Add a confidence field to state. In your generation node, prompt the LLM to output confidence 0-1 alongside the answer using with_structured_output. In the routing function: if confidence > threshold (e.g., 0.85) route to END; else route back to generate with previous result as context. Calibrate the threshold empirically using your eval dataset.
Q2. Explain LATS and when to use it over simple reflection.
LATS generates multiple candidate responses, evaluates each, expands the most promising, and backtracks dead ends - like MCTS. Use it when: the answer space is large and diverse, simple reflection converges to the same bad local optimum, or you have budget for 10-50 LLM calls per query. Standard reflection suffices for most production use cases.
Q3. How do you control costs in production reflection loops?
Use a cheap fast model for critique (GPT-4o-mini, Claude Haiku), expensive model only for final generation. Cap iterations at 2-3 and measure quality uplift per iteration - often diminishing returns after round 2. Track cost per query in LangSmith and set budget alerts. Cache critiques for identical drafts.
Q4. Why combine Send with reflection?
Send lets you generate or critique multiple candidates in parallel, then reduce their scores before choosing the next branch. This gives reflection breadth without hiding all work inside one opaque node.
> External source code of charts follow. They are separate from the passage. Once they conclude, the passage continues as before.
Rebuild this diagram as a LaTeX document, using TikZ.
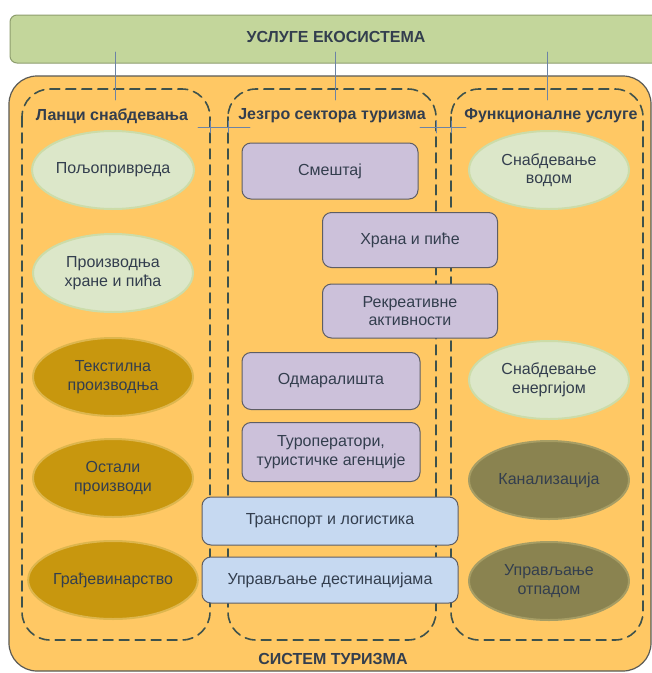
\documentclass[tikz,border=0pt]{standalone}
\usepackage{fontspec}
\setmainfont{Liberation Sans}
\usetikzlibrary{shapes.geometric}

\definecolor{ekobar}{HTML}{C3D69B}
\definecolor{ekorub}{HTML}{8E9E6E}
\definecolor{sistem}{HTML}{FFC864}
\definecolor{sistrub}{HTML}{5A5A55}
\definecolor{crtice}{HTML}{3E524C}
\definecolor{veza}{HTML}{6C83A5}
\definecolor{svzel}{HTML}{DCE7C9}
\definecolor{svzelrub}{HTML}{CCDCA8}
\definecolor{zlato}{HTML}{C8970E}
\definecolor{zlatorub}{HTML}{DDB64E}
\definecolor{maslina}{HTML}{8A8350}
\definecolor{maslinarub}{HTML}{A69D64}
\definecolor{ljub}{HTML}{CCC1DA}
\definecolor{plava}{HTML}{C6D9F1}
\definecolor{okvir}{HTML}{5E5E64}
\definecolor{slova}{HTML}{333E4E}

\begin{document}
\begin{tikzpicture}[line join=round, line cap=round, x=1pt, y=-1pt]
	\tikzset{every node/.style={font=\fontsize{16}{18.5}\selectfont, text=slova, align=center}}
	\tikzset{naslov/.style={font=\bfseries\fontsize{16}{18.5}\selectfont}}
	\tikzset{zona/.style={draw=crtice, line width=1.6pt, dash pattern=on 10pt off 6pt, rounded corners=28pt}}
	\tikzset{veza/.style={draw=veza, line width=0.8pt}}
	\tikzset{elip/.style={ellipse, line width=2pt, minimum width=160pt, minimum height=78pt, inner sep=0pt}}
	\tikzset{kutija/.style={rectangle, rounded corners=9pt, draw=okvir, line width=1pt, inner sep=0pt}}
	\useasboundingbox (0,0) rectangle (652,673);
	\fill[white] (0,0) rectangle (652,673);
	% okviri
	\draw[fill=sistem, draw=sistrub, line width=1.2pt, rounded corners=28pt] (9,76) rectangle (651,671);
	\draw[fill=ekobar, draw=ekorub, line width=1pt, rounded corners=7pt] (10,15) rectangle (690,63);
	\node[naslov] (eko) at (336,37) {УСЛУГЕ ЕКОСИСТЕМА};
	\node[naslov] (sis) at (333,659) {СИСТЕМ ТУРИЗМА};
	\draw[zona] (22,89) rectangle (210,640);
	\draw[zona] (228,89) rectangle (436,640);
	\draw[zona] (451,89) rectangle (643,640);
	\node[naslov] (lanci) at (112,116) {Ланци снабдевања};
	\node[naslov] (jezgro) at (332,116) {Језгро сектора туризма};
	\node[naslov] (funk) at (551,116) {Функционалне услуге};
	% veze
	\foreach \n/\x in {l/115,j/335,f/547}{
		\coordinate (gore\n) at (\x,52);
		\coordinate (dole\n) at (\x,100);
		\draw[veza] (gore\n) -- (dole\n);
	}
	\foreach \n/\a/\b in {lj/198/250,jf/420/466}{
		\coordinate (levo\n) at (\a,127);
		\coordinate (desno\n) at (\b,127);
		\draw[veza] (levo\n) -- (desno\n);
	}
	\foreach \x in {210,228,436,451}
	\draw[veza] (\x,121) -- (\x,133);
	% lanci snabdevanja
	\node[elip, fill=svzel, draw=svzelrub] (polj) at (113,170) {Пољопривреда};
	\node[elip, fill=svzel, draw=svzelrub] (hrpr) at (113,273) {Производња\\хране и пића};
	\node[elip, fill=zlato, draw=zlatorub] (tekst) at (113,377) {Текстилна\\производња};
	\node[elip, fill=zlato, draw=zlatorub] (ostali) at (113,478) {Остали\\производи};
	\node[elip, fill=zlato, draw=zlatorub] (gradj) at (113,580) {Грађевинарство};
	% funkcionalne usluge
	\node[elip, fill=svzel, draw=svzelrub] (voda) at (549,170) {Снабдевање\\водом};
	\node[elip, fill=svzel, draw=svzelrub] (energ) at (549,380) {Снабдевање\\енергијом};
	\node[elip, fill=maslina, draw=maslinarub] (kanal) at (549,480) {Канализација};
	\node[elip, fill=maslina, draw=maslinarub] (otpad) at (549,581) {Управљање\\отпадом};
	% jezgro
	\node[kutija, fill=ljub, minimum width=176pt, minimum height=56pt] (smest) at (330,171) {Смештај};
	\node[kutija, fill=ljub, minimum width=175pt, minimum height=55pt] (hrana) at (410,240) {Храна и пиће};
	\node[kutija, fill=ljub, minimum width=175pt, minimum height=54pt] (rekr) at (410,311) {Рекреативне\\активности};
	\node[kutija, fill=ljub, minimum width=178pt, minimum height=57pt] (odmor) at (331,381) {Одмаралишта};
	\node[kutija, fill=ljub, minimum width=178pt, minimum height=59pt] (turop) at (331,452) {Туроператори,\\туристичке агенције};
	\node[kutija, fill=plava, minimum width=256pt, minimum height=48pt] (transp) at (330,521) {Транспорт и логистика};
	\node[kutija, fill=plava, minimum width=256pt, minimum height=46pt] (uprav) at (330,580) {Управљање дестинацијама};
\end{tikzpicture}
\end{document}
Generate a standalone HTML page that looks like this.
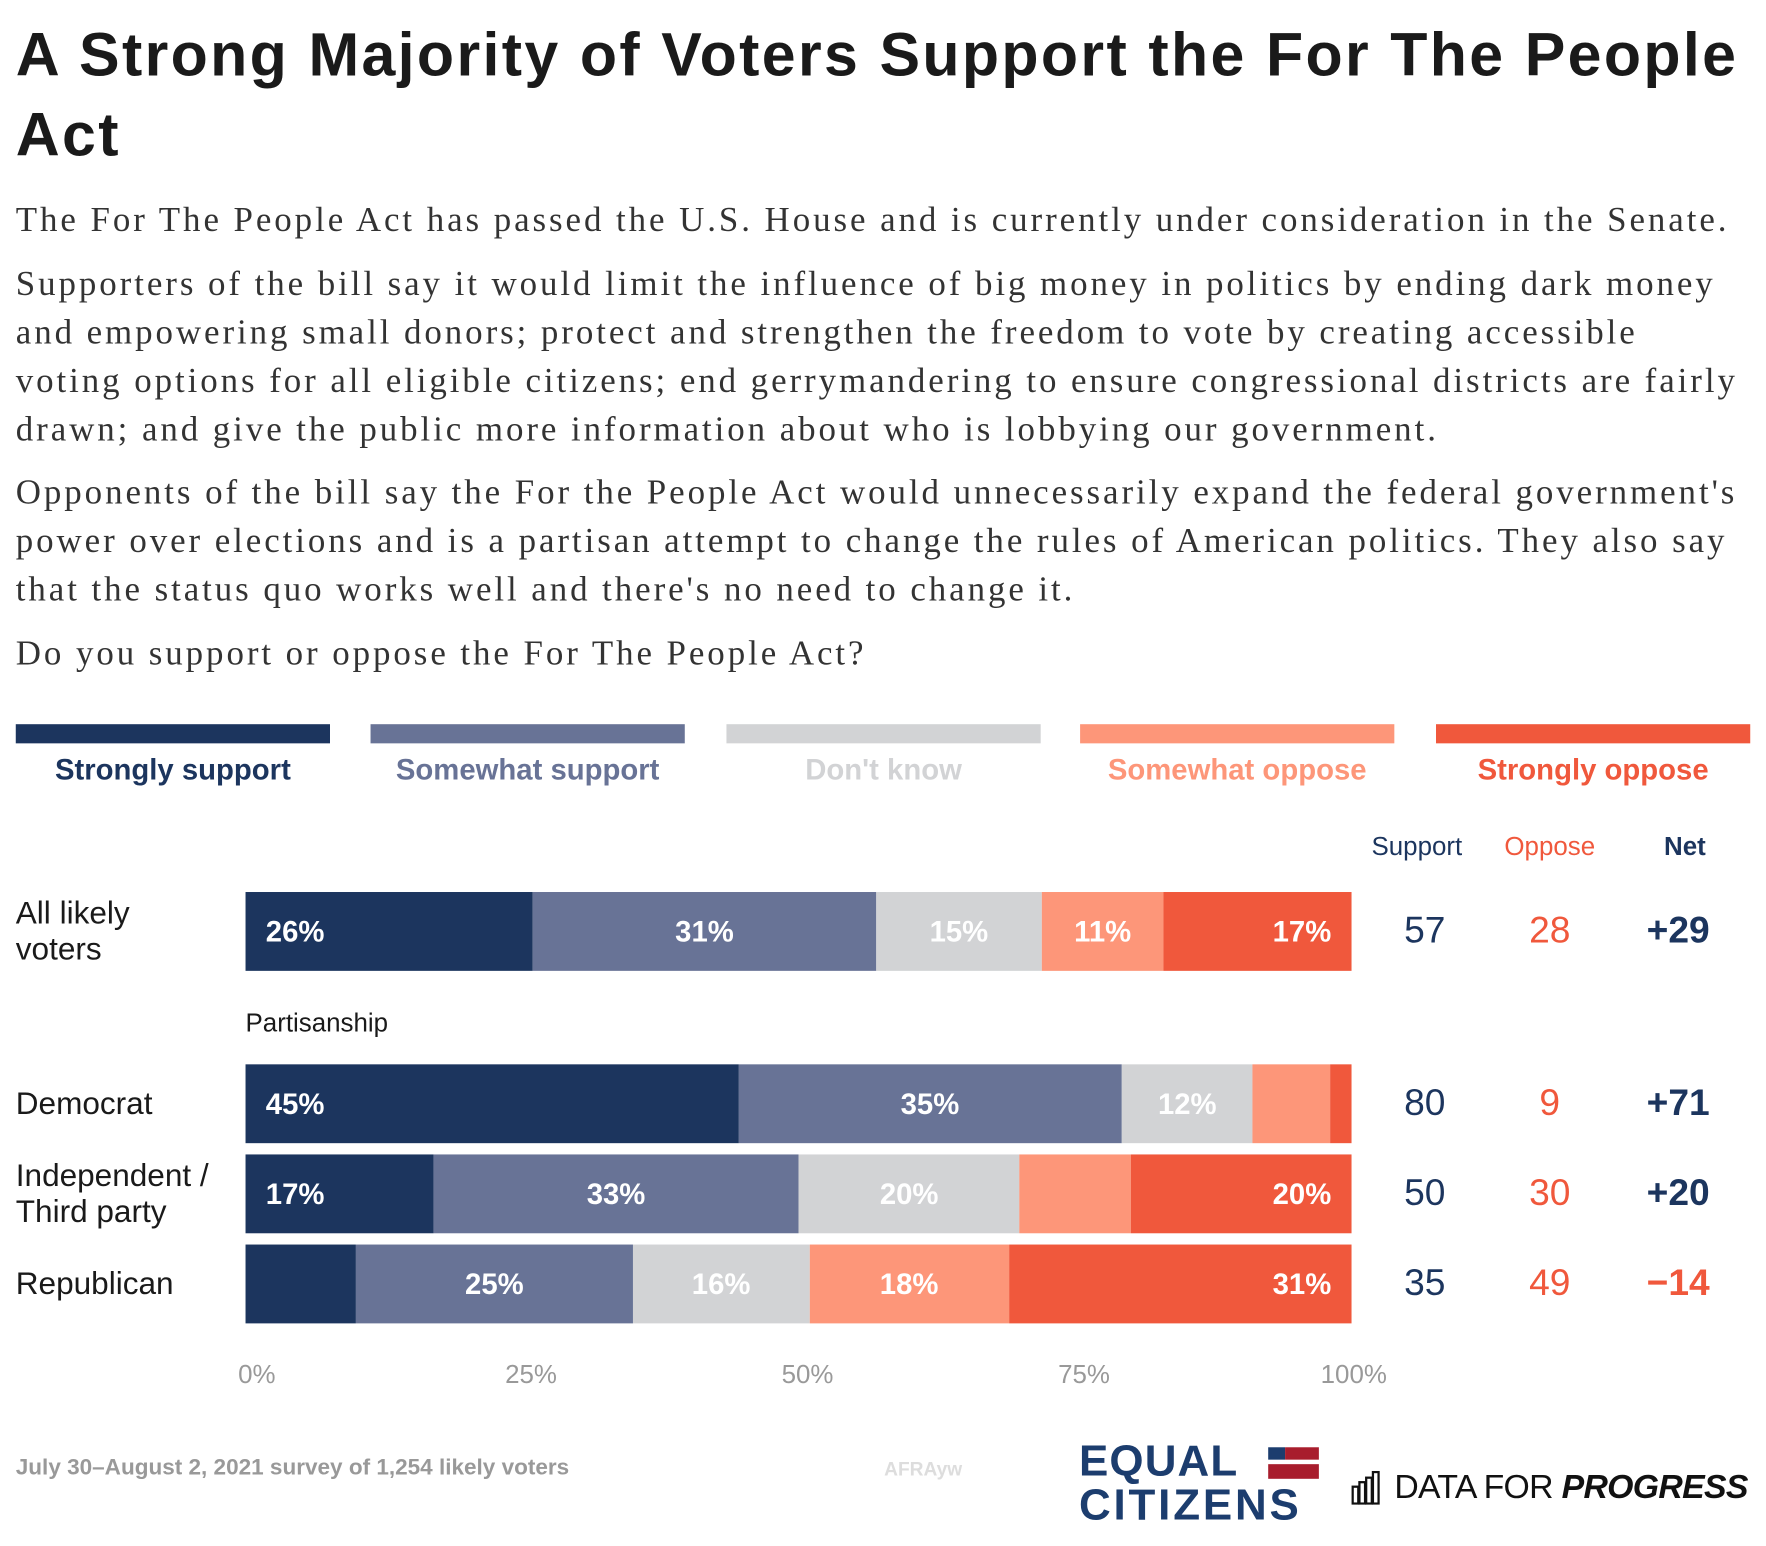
<!DOCTYPE html>
<html><head><meta charset="utf-8">
<style>
html,body{margin:0;padding:0;background:#fff;}
body{width:1766px;height:1546px;overflow:hidden;position:relative;}
#wrap{position:absolute;left:0;top:0;width:1568px;height:1373px;transform:scale(1.12628);transform-origin:0 0;font-family:"Liberation Sans",sans-serif;}
.abs{position:absolute;white-space:nowrap;}
h1{position:absolute;left:14px;top:14px;margin:0;font-size:54px;line-height:71px;font-weight:bold;color:#1a1a1a;letter-spacing:2.1px;}
.p{position:absolute;left:14px;font-family:"Liberation Serif",serif;font-size:31px;color:#333;line-height:43px;white-space:nowrap;letter-spacing:2.6px;}
.leg{position:absolute;top:643px;height:17px;width:279px;}
.legl{position:absolute;top:668px;width:279px;text-align:center;font-weight:bold;font-size:26px;}
.hd{position:absolute;top:738px;font-size:23px;text-align:center;width:120px;}
.cat{position:absolute;left:14px;font-size:28px;color:#1a1a1a;line-height:32px;}
.num{position:absolute;font-size:33px;text-align:center;width:100px;}
.tick{position:absolute;top:1207px;font-size:23px;color:#999;width:100px;text-align:center;}
</style></head><body>
<div id="wrap">
<h1>A Strong Majority of Voters Support the For The People<br>Act</h1>
<div class="p" style="top:173px">The For The People Act has passed the U.S. House and is currently under consideration in the Senate.</div>
<div class="p" style="top:230px">Supporters of the bill say it would limit the influence of big money in politics by ending dark money<br>and empowering small donors; protect and strengthen the freedom to vote by creating accessible<br>voting options for all eligible citizens; end gerrymandering to ensure congressional districts are fairly<br>drawn; and give the public more information about who is lobbying our government.</div>
<div class="p" style="top:415px">Opponents of the bill say the For the People Act would unnecessarily expand the federal government's<br>power over elections and is a partisan attempt to change the rules of American politics. They also say<br>that the status quo works well and there's no need to change it.</div>
<div class="p" style="top:558px">Do you support or oppose the For The People Act?</div>

<div id="legend"></div>

<div class="hd" style="left:1198px;color:#1c355e">Support</div>
<div class="hd" style="left:1316px;color:#f0583c">Oppose</div>
<div class="hd" style="left:1436px;color:#1c355e;font-weight:bold">Net</div>

<div class="abs" style="left:218px;top:895px;font-size:23px;color:#1a1a1a">Partisanship</div>

<div id="bars"></div>

<div class="abs" style="left:14px;top:1292px;font-size:20px;font-weight:bold;color:#999">July 30–August 2, 2021 survey of 1,254 likely voters</div>
<div class="abs" style="left:785px;top:1295px;font-size:17px;font-weight:bold;color:#ddd">AFRAyw</div>

<div style="position:absolute;left:958px;top:1280px;width:215px;height:80px;">
 <div class="abs" style="left:0;top:-2px;font-size:39px;font-weight:bold;color:#1c3d6e;letter-spacing:1px;line-height:40px">EQUAL</div>
 <div class="abs" style="left:0;top:37px;font-size:39px;font-weight:bold;color:#1c3d6e;letter-spacing:2.5px;line-height:40px">CITIZENS</div>
 <div style="position:absolute;left:168px;top:5px;width:15px;height:11px;background:#1c3d6e"></div>
 <div style="position:absolute;left:183px;top:5px;width:30px;height:11px;background:#a81d2d"></div>
 <div style="position:absolute;left:168px;top:20px;width:45px;height:13px;background:#a81d2d"></div>
</div>
<div style="position:absolute;left:1200px;top:1302px;width:360px;height:40px;">
 <svg style="position:absolute;left:0;top:4px" width="26" height="30"><g fill="none" stroke="#111" stroke-width="2"><rect x="1" y="14" width="5" height="15"/><rect x="7" y="10" width="5" height="19"/><rect x="13" y="6" width="5" height="23"/><rect x="19" y="1" width="5" height="28"/></g></svg>
 <div class="abs" style="left:38px;top:0;font-size:30px;color:#111;line-height:38px;letter-spacing:-0.6px">DATA FOR <b><i>PROGRESS</i></b></div>
</div>
</div>
<script>
const seriesNames=["Strongly support","Somewhat support","Don't know","Somewhat oppose","Strongly oppose"];
const categories=["All likely voters","Democrat","Independent / Third party","Republican"];
const strongSupport=[26,45,17,10];
const someSupport=[31,35,33,25];
const dontKnow=[15,12,20,16];
const someOppose=[11,7,10,18];
const strongOppose=[17,2,20,31];
const supportTotals=[57,80,50,35];
const opposeTotals=[28,9,30,49];
const netValues=["+29","+71","+20","−14"];
const ticks=[0,25,50,75,100];

const colors=["#1c355e","#687396","#d2d3d5","#fd9679","#f0583c"];
const labelColors=["#1c355e","#687396","#d2d3d5","#fd9679","#f0583c"];
const wrap=document.getElementById('wrap');
const X0=218,W=982;
function xs(v){return X0+v/100*W;}
const rowTops=[792,945,1025,1105];
const BH=70;
const legLefts=[14,329,645,959,1275];
const legend=document.getElementById('legend');
seriesNames.forEach((n,i)=>{
  const b=document.createElement('div');b.className='leg';
  b.style.left=legLefts[i]+'px';b.style.background=colors[i];
  
  
  legend.appendChild(b);
  const l=document.createElement('div');l.className='legl';
  l.style.left=legLefts[i]+'px';l.style.color=labelColors[i];l.textContent=n;
  
  
  legend.appendChild(l);
});
const bars=document.getElementById('bars');
const series=[strongSupport,someSupport,dontKnow,someOppose,strongOppose];
const catLines=[["All likely","voters"],["Democrat"],["Independent /","Third party"],["Republican"]];
categories.forEach((c,r)=>{
  const top=rowTops[r];
  const cl=document.createElement('div');cl.className='cat';
  cl.innerHTML=catLines[r].join('<br>');
  cl.style.top=(top+BH/2-16*catLines[r].length)+'px';
  
  
  wrap.appendChild(cl);
  let total=0;series.forEach(s=>total+=s[r]);
  let cum=0;
  series.forEach((s,i)=>{
    const v=s[r];
    const x1=xs(cum/total*100),x2=xs((cum+v)/total*100);
    const seg=document.createElement('div');
    seg.style.cssText=`position:absolute;left:${x1}px;top:${top}px;width:${x2-x1}px;height:${BH}px;background:${colors[i]};`;
    
    
    bars.appendChild(seg);
    if(v>=11){
      const t=document.createElement('div');
      t.textContent=v+'%';
      let css=`position:absolute;top:${top}px;line-height:${BH}px;font-size:26px;font-weight:bold;color:#fff;white-space:nowrap;`;
      if(i===0) css+=`left:${x1+18}px;`;
      else if(i===4) css+=`right:${1568-x2+18}px;`;
      else css+=`left:${x1}px;width:${x2-x1}px;text-align:center;`;
      t.style.cssText=css;
      
      
      bars.appendChild(t);
    }
    cum+=v;
  });
  const cy=top+BH/2-20;
  const a=document.createElement('div');a.className='num';a.textContent=supportTotals[r];
  a.style.cssText+=`left:1215px;top:${cy}px;color:#1c355e;`;
  
  
  wrap.appendChild(a);
  const o=document.createElement('div');o.className='num';o.textContent=opposeTotals[r];
  o.style.cssText+=`left:1326px;top:${cy}px;color:#f0583c;`;
  
  
  wrap.appendChild(o);
  const n=document.createElement('div');n.className='num';n.textContent=netValues[r];
  n.style.cssText+=`left:1440px;top:${cy}px;font-weight:bold;color:${netValues[r][0]==='+'?'#1c355e':'#f0583c'};`;
  
  
  wrap.appendChild(n);
});
ticks.forEach(t=>{
  const d=document.createElement('div');d.className='tick';
  d.textContent=t+'%';
  d.style.left=(xs(t)-50+(t===0?10:(t===100?2:8)))+'px';
  
  
  wrap.appendChild(d);
});
</script>
</body></html>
Q5. What makes LATS expensive?
LATS expands multiple candidates over multiple iterations, so model calls grow quickly. Use strict depth limits, candidate pruning, cached scores, and cheaper judge models to keep search from dominating cost.
Practice Task
Explain when this LangGraph pattern is safer than a linear chain, then name one production failure it prevents.